文库没有自己的食堂,中午时分,我会到附近的餐厅用餐,或乌冬,或荞麦,或定食。每餐约800日元左右,但常常吃不饱,于是再到附近的超市买一个饭团补上。
文库附近有一个叫六义园的著名园林,已有300多年历史了,也曾是财阀岩崎家的私家花园。我曾陪朋友在不同时节买票进去游玩,观察过绮丽的红叶,也欣赏过绚烂的樱花,真是美不胜收!
在8个月的访学中,我应邀在东洋文库做过两次演讲。第一次是在4月22日下午,经富泽芳亚教授的牵钱, 我在7楼一间会议室,面对文库下属的中国近现代史研究组做了题为“1949年前中国文化界是如何译介日本汉学的?”的报告,主要是介绍拙编《全面抗战时期中国文化界译介日本“中国研究”文献目录简编》(上海书店出版社2015年9月版)的编纂概况。到场听讲并予我指点的学者有久保亨、本庄比佐子、泷下彩子、吉泽诚一郎、富泽芳亚等教授。由于他们都是中国问题研究者,所以我的演讲是用汉语进行的。
第二次演讲是在5月27日下午,经小浜正子教授斡旋,被列为东洋文库的特别演讲会。报告的题目是“东洋文库与中国学术界之关系(1924―1945年)”,实际上这也是我此次访日的总报告。演讲在文库的网站上有预告,结果有二十多人到会听讲。我预先做了比较充分的准备,做了PPT,分发了10多页的书面资料。演讲主要分为如下几个板块:研究缘起;民国学术界对东洋文库的译介活动;民国时期中国学者对东方文库的造访;民国时期中国学术界与东洋文库的图书交换;东洋文库出版物、展览会、演讲活动与中国学术界之关系。小浜教授和日本大学文理学部的中国留学生丁世理为我做了口译。
顺便一提,我在文库查资期间,特别想了解文库早年的档案现藏何处。经泷下彩子女士的引荐,我与档案的管理者牧野元纪先生(普及展示部部长代理、主干研究员)有过一番谈话,中国留学生殷晴女士为我做了口译。牧野先生表示,尽管东洋文库是国际级的东方学机构,凝聚了许多一流学者,但就文库本身的历史而言,以往却不太重视。他说,战前的东洋文库属于私人机构,而战后属于日本国会图书馆的一部分,属于前一时段的档案有所留存,但目前堆在一些书架上,正在整理之中,所以还不能开放。我问牧野先生,“档案之中有没有发现读者的签到本?因为我特别想知道1925至1938年来东洋文库的2919个人次的中国人到底是哪些人?”他说他没有见到过。我又问“档案之中,有没有发现中国学者和中国学术机关的来信?”他说也没有见过。对此,我不免有些诧异。

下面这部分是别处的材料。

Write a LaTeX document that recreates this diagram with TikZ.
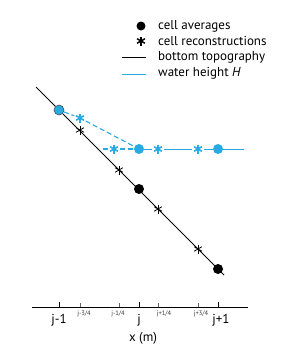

在此次访日临末、即将归国的时候,山村先生告诉我,东洋文库准备在今年年底举办“莫理循文库东渡100周年纪念会”,希望届时能邀请我再来文库参加会议。我欣然应允。山村先生还说,届时会由研究部的徐小洁女士与我洽办相关手续。
就这样,便有了半年以后我对东洋文库的重访。